The episode’s highlight, bar none, is easy to see being set up: abundant health items (still the ever-present green herbs), scores of ammo for every weapon you own, major plot dumps — oh, and a massive boss arena in which Claire and Moira get to run around. Who (or what?) you’ll be up against will go unsaid here, but regardless of the craziness that directly precedes the first of two boss fights in the game, it’s an amazing fight with an interesting and difficult boss.
As for the second boss fight, fought by Barry and Natalia, it’s not nearly as complex. However, these two also partake in some clever level puzzles involving multiple stages (both horizontally and vertically) and enemies trying to block your path. It requires both of their strengths — Barry’s brute and Natalia’s enemy “sense” — to be able to complete it, and it’s quite rewarding once you manage to get through it all. The boss isn’t too inspired, but it’s plenty dangerous regardless of its creativity.
And it bears repeating: I’ve become so used to Telltale Games’ version of episodic games — with episodes no longer than two hours, and most of them much shorter — that the three-plus-hour runtime of “Judgment” just makes me smile (when I’m not running for my life, that is). There’s nothing wrong with wanting more content for your hard-earned money, right?
While going into too much more detail about the plot would ruin everything, it’s pretty safe to say that “Judgment” spends a great deal of time character building. A little odd, I acknowledge, considering we’re more than halfway through the game, but they work well here. Barry has a surprisingly tender moment with Natalia, reminding us that he is an actual father, while Moira has a chance to overcome a major fear. Even Claire has a moment of humanity, though it does come off a bit stilted. (But if I’m being honest, that’s just Claire’s personality.)

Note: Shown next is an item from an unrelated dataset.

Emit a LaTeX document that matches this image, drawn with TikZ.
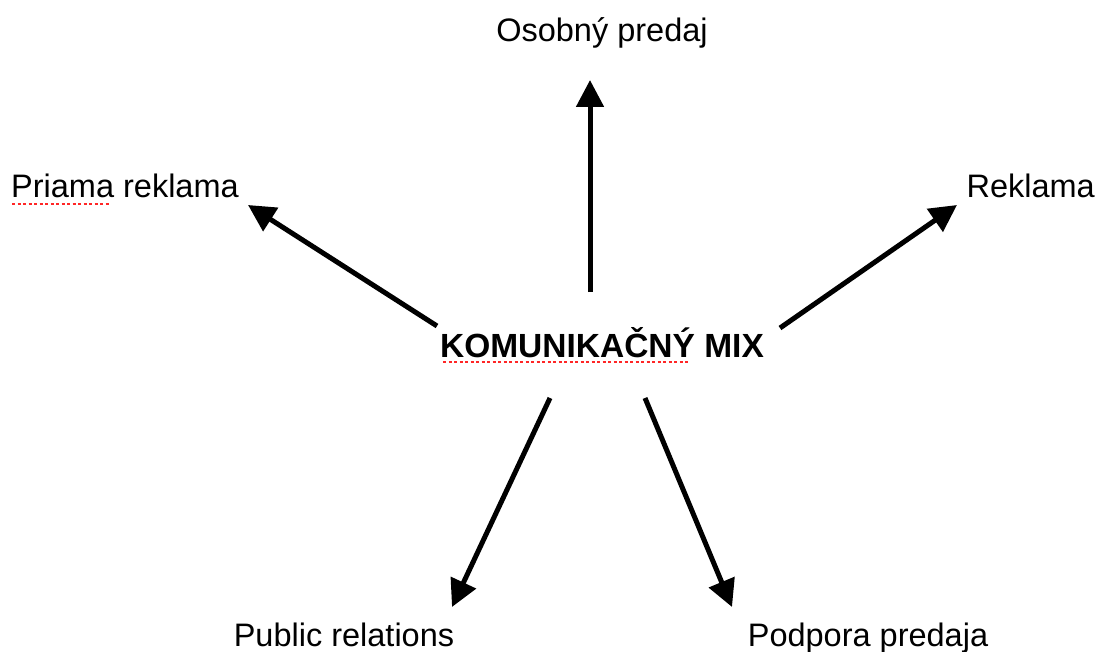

In the end, “Judgment,” the third episode of “Resident Evil: Revelations 2,” may not be exactly be logical, but you shouldn’t expect that with a “Resident Evil” game. Instead, you’re going to get a pulpy, outrageous plot that flies at you at breakneck speed. The episode breaks three hours, but it doesn’t fill padded or over-long, doling out the action and scares in right mix at the right times (one or two spots notwithstanding). In effect, a great line near the start — “And on a scale from bullshit to believable?” — basically sums what happens here. I’m not sure where “Judgment” lands on that scale, but I’m having too much fun to care.
Four “Guns always solve the problem, Moira” stars out of five.